- Material provided -
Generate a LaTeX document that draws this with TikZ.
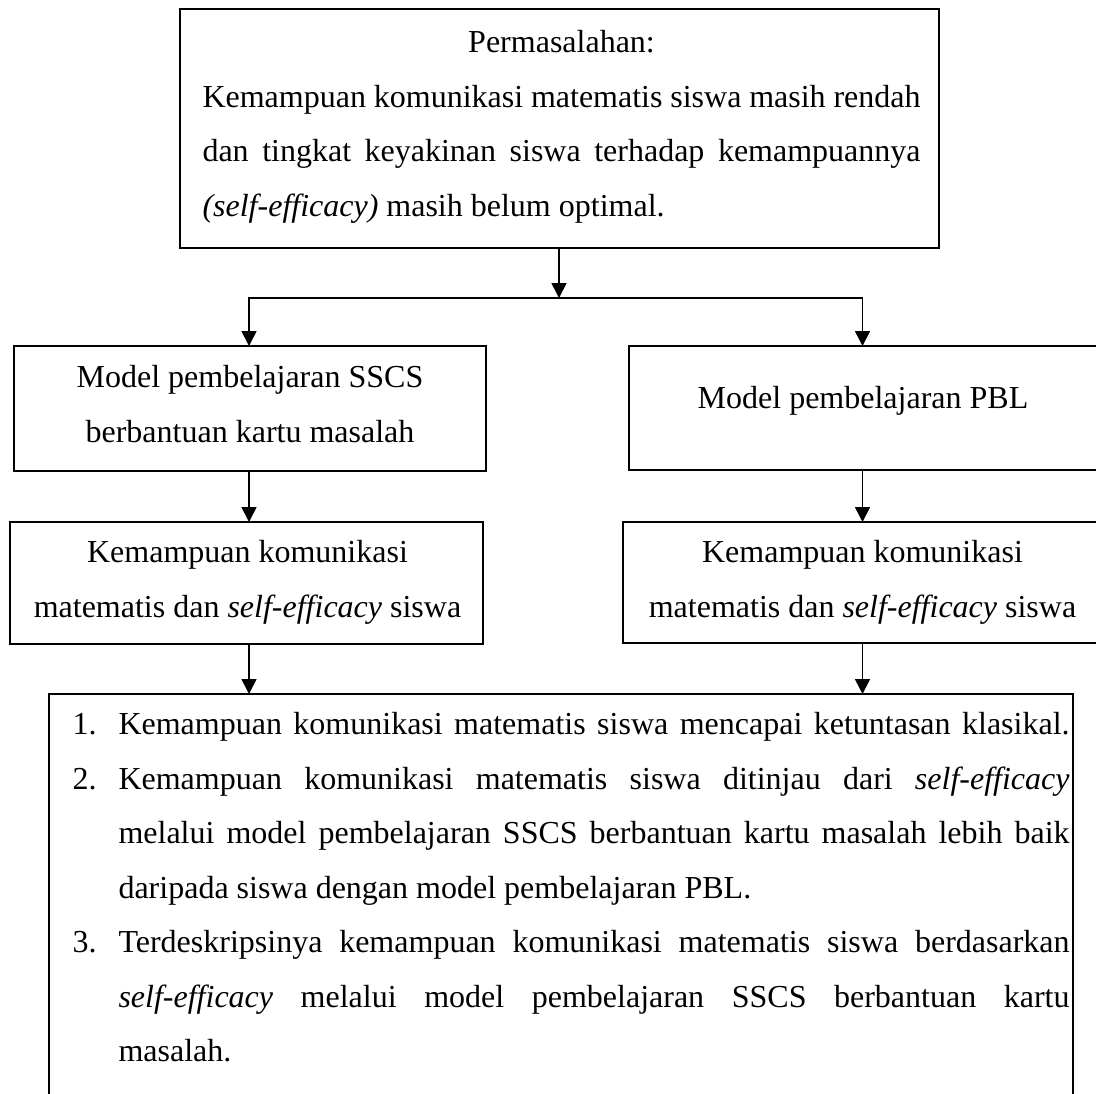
\documentclass[tikz,border=0pt]{standalone}
\usepackage{fontspec}
\setmainfont{Liberation Serif}
\usetikzlibrary{arrows.meta}
\newcommand{\myJ}[1]{\makebox[\linewidth][s]{\spaceskip=0pt\xspaceskip=0pt #1}\par}
\newcommand{\myC}[1]{\makebox[\linewidth][c]{\spaceskip=0pt\xspaceskip=0pt #1}\par}
\newcommand{\myL}[1]{\makebox[\linewidth][l]{\spaceskip=0pt\xspaceskip=0pt #1}\par}
\newcommand{\myNJ}[2]{\makebox[17.25pt][l]{#1}\makebox[356.625pt][s]{\spaceskip=0pt\xspaceskip=0pt #2}\par}
\newcommand{\myIJ}[1]{\hspace*{17.25pt}\makebox[356.625pt][s]{\spaceskip=0pt\xspaceskip=0pt #1}\par}
\newcommand{\myIL}[1]{\hspace*{17.25pt}\makebox[356.625pt][l]{\spaceskip=0pt\xspaceskip=0pt #1}\par}
\begin{document}
\begin{tikzpicture}[x=0.375pt,y=-0.375pt,
  box/.style={draw, line width=1.1pt, inner sep=0pt, outer sep=0pt},
  txt/.style={inner sep=0pt, font=\fontsize{12pt}{20.44pt}\selectfont},
  blk/.style={txt, align=justify},
  conn/.style={line width=0.65pt},
  tip/.tip={Triangle[width=5.6pt,length=5.6pt]},
  arr/.style={conn, -tip}]
\useasboundingbox (0,0) rectangle (1096,1093);
\clip (0,0) rectangle (1096,1093);
\fill[white] (0,0) rectangle (1096,1093);

% boxes
\node[box, minimum width=284.625pt, minimum height=89.625pt] (top) at (559.5,128.5) {};
\node[box, minimum width=177pt, minimum height=46.875pt] (modL) at (250,408.5) {};
\node[box, minimum width=176.625pt, minimum height=46.5pt] (modR) at (864.5,408) {};
\node[box, minimum width=177.375pt, minimum height=45.75pt] (kemL) at (246.5,583) {};
\node[box, minimum width=179.625pt, minimum height=45.375pt] (kemR) at (862.5,582.5) {};
\node[box, minimum width=384pt, minimum height=163.5pt] (res) at (561,912) {};

% texts
\node[blk, text width=269.25pt, anchor=north west] (toptext) at (202,30)
 {\myC{Permasalahan:}\myJ{Kemampuan komunikasi matematis siswa masih rendah}\myJ{dan tingkat keyakinan siswa terhadap kemampuannya}\myL{\textit{(self-efficacy)} masih belum optimal.}};
\node[blk, text width=177pt, anchor=north] (modLt) at (250,365)
 {\myC{Model pembelajaran SSCS}\myC{berbantuan kartu masalah}};
\node[txt, anchor=base] (modRt) at (863,409) {Model pembelajaran PBL};
\node[blk, text width=177pt, anchor=north] (kemLt) at (247.5,540)
 {\myC{Kemampuan komunikasi}\myC{matematis dan \textit{self-efficacy} siswa}};
\node[blk, text width=177pt, anchor=north] (kemRt) at (862.5,540)
 {\myC{Kemampuan komunikasi}\myC{matematis dan \textit{self-efficacy} siswa}};
\node[blk, text width=373.875pt, anchor=north west] (restext) at (72,712)
 {\myNJ{1.}{Kemampuan komunikasi matematis siswa mencapai ketuntasan klasikal.}%
  \myNJ{2.}{Kemampuan komunikasi matematis siswa ditinjau dari \textit{self-efficacy}}%
  \myIJ{melalui model pembelajaran SSCS berbantuan kartu masalah lebih baik}%
  \myIL{daripada siswa dengan model pembelajaran PBL.}%
  \myNJ{3.}{Terdeskripsinya kemampuan komunikasi matematis siswa berdasarkan}%
  \myIJ{\textit{self-efficacy} melalui model pembelajaran SSCS berbantuan kartu}%
  \myIL{masalah.}};

% connectors
\coordinate (J) at (559,298);
\coordinate (JL) at (249,298);
\coordinate (JR) at (862.5,298);
\draw[arr] (top.south -| J) -- (J);
\draw[conn, tip-tip] (JL |- modL.north) -- (JL) -- (JR) -- (JR |- modR.north);
\draw[arr] (JL |- modL.south) -- (JL |- kemL.north);
\draw[arr] (JR |- modR.south) -- (JR |- kemR.north);
\draw[arr] (JL |- kemL.south) -- (JL |- res.north);
\draw[arr] (JR |- kemR.south) -- (JR |- res.north);
\end{tikzpicture}
\end{document}
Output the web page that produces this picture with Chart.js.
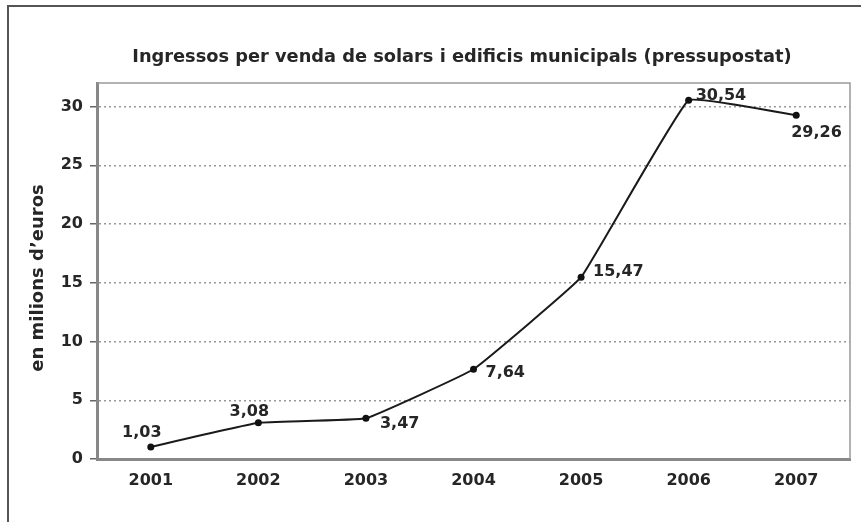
<!DOCTYPE html>
<html>
<head>
<meta charset="utf-8">
<script src="https://cdn.jsdelivr.net/npm/chart.js@4.4.0/dist/chart.umd.min.js"></script>
<style>
  html, body { margin: 0; padding: 0; background: #fff; }
  #wrap { position: relative; width: 861px; height: 522px; overflow: hidden; }
  #frame { position: absolute; left: 7px; top: 5px; width: 870px; height: 540px; border: 2px solid #555; box-sizing: border-box; }
  canvas { position: absolute; left: 0; top: 0; }
</style>
</head>
<body>
<div id="wrap">
  <div id="frame"></div>
  <canvas id="myChart" width="861" height="522"></canvas>
</div>
<script>
// dades del gràfic
const chartTitle = 'Ingressos per venda de solars i edificis municipals (pressupostat)';
const yTitle = 'en milions d\u2019euros';
const years = ['2001', '2002', '2003', '2004', '2005', '2006', '2007'];
const ingressos = [1.03, 3.08, 3.47, 7.64, 15.47, 30.54, 29.26];
const yTicks = [0, 5, 10, 15, 20, 25, 30];

// on va cada etiqueta respecte al punt (dx, dy, alineació)
const labelOffsets = [
    [-9, -14, 'center'],
    [-9, -11, 'center'],
    [14, 6, 'left'],
    [12, 4, 'left'],
    [12, -5, 'left'],
    [7, -4, 'left'],
    [-5, 18, 'left']
];

const FONT = "'DejaVu Sans', sans-serif";
const TXT = '#262626';

// títols, marc del plot (dalt i dreta) i etiquetes de valors
const extras = {
    id: 'extras',
    beforeDatasetsDraw(chart) {
        const a = chart.chartArea;
        const ctx = chart.ctx;
        ctx.save();
        ctx.strokeStyle = '#999';
        ctx.lineWidth = 1.5;
        ctx.beginPath();
        ctx.moveTo(a.left, a.top);
        ctx.lineTo(a.right, a.top);
        ctx.lineTo(a.right, a.bottom);
        ctx.stroke();

        ctx.fillStyle = TXT;
        ctx.textAlign = 'center';
        ctx.textBaseline = 'middle';
        ctx.font = 'bold 17.8px ' + FONT;
        ctx.fillText(chartTitle, 462, 57);

        ctx.translate(38, 278);
        ctx.rotate(-Math.PI / 2);
        ctx.font = 'bold 18px ' + FONT;
        ctx.fillText(yTitle, 0, 0);
        ctx.restore();
    },
    afterDatasetsDraw(chart) {
        const ctx = chart.ctx;
        const pts = chart.getDatasetMeta(0).data;
        ctx.save();
        ctx.font = 'bold 16px ' + FONT;
        ctx.fillStyle = TXT;
        ctx.textBaseline = 'middle';
        pts.forEach(function(p, i) {
            const o = labelOffsets[i];
            ctx.textAlign = o[2];
            ctx.fillText(ingressos[i].toFixed(2).replace('.', ','), p.x + o[0], p.y + o[1]);
        });
        ctx.restore();
    }
};

const ctx = document.getElementById('myChart').getContext('2d');
const myChart = new Chart(ctx, {
    type: 'line',
    data: {
        labels: years,
        datasets: [{
            data: ingressos,
            borderColor: '#1a1a1a',
            borderWidth: 2,
            tension: 0.08,
            pointRadius: 3.5,
            pointBackgroundColor: '#111',
            pointBorderWidth: 0,
            fill: false
        }]
    },
    options: {
        responsive: false,
        animation: false,
        devicePixelRatio: 1,
        layout: { padding: { top: 83, right: 11, bottom: 0, left: 0 } },
        plugins: {
            legend: { display: false },
            tooltip: { enabled: false },
            title: { display: false }
        },
        scales: {
            x: {
                offset: true,
                grid: { display: false },
                border: { display: true, color: '#888', width: 3 },
                ticks: {
                    color: TXT,
                    padding: 4,
                    font: { family: FONT, size: 16, weight: 'bold' }
                },
                afterFit(scale) { scale.height = 522 - 459; }
            },
            y: {
                min: 0,
                max: 32,
                afterBuildTicks(scale) {
                    scale.ticks = yTicks.map(function(v) { return { value: v }; });
                },
                grid: {
                    color: function(c) { return c.tick && c.tick.value === 0 ? 'rgba(0,0,0,0)' : '#999'; },
                    lineWidth: 1.5,
                    tickLength: 7,
                    tickColor: '#666'
                },
                border: { display: true, color: '#888', width: 3, dash: [2, 3] },
                ticks: {
                    color: TXT,
                    padding: 7,
                    font: { family: FONT, size: 16, weight: 'bold' }
                },
                afterFit(scale) { scale.width = 97; }
            }
        }
    },
    plugins: [extras]
});
</script>
</body>
</html>
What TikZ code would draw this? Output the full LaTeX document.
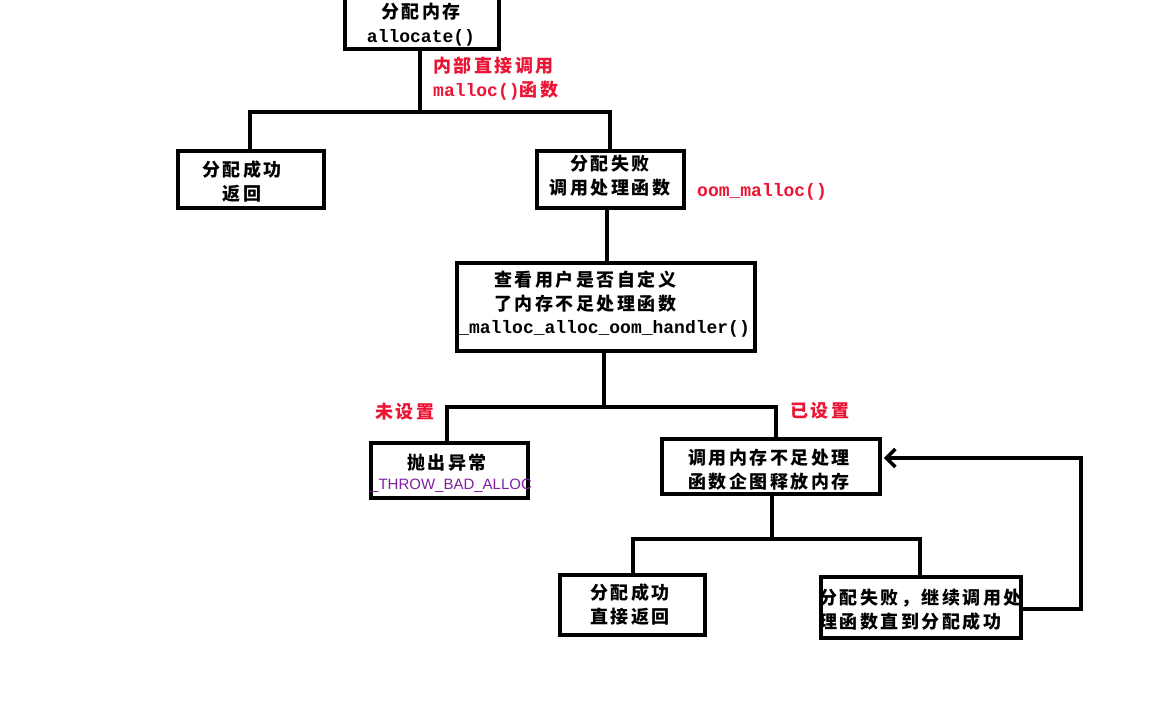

- Exercise requirements -
Read through the data and copy every line where "with" shows up.

- Written response -
Generate a LaTeX document that draws this with TikZ.
Output the web page that produces this picture with Chart.js.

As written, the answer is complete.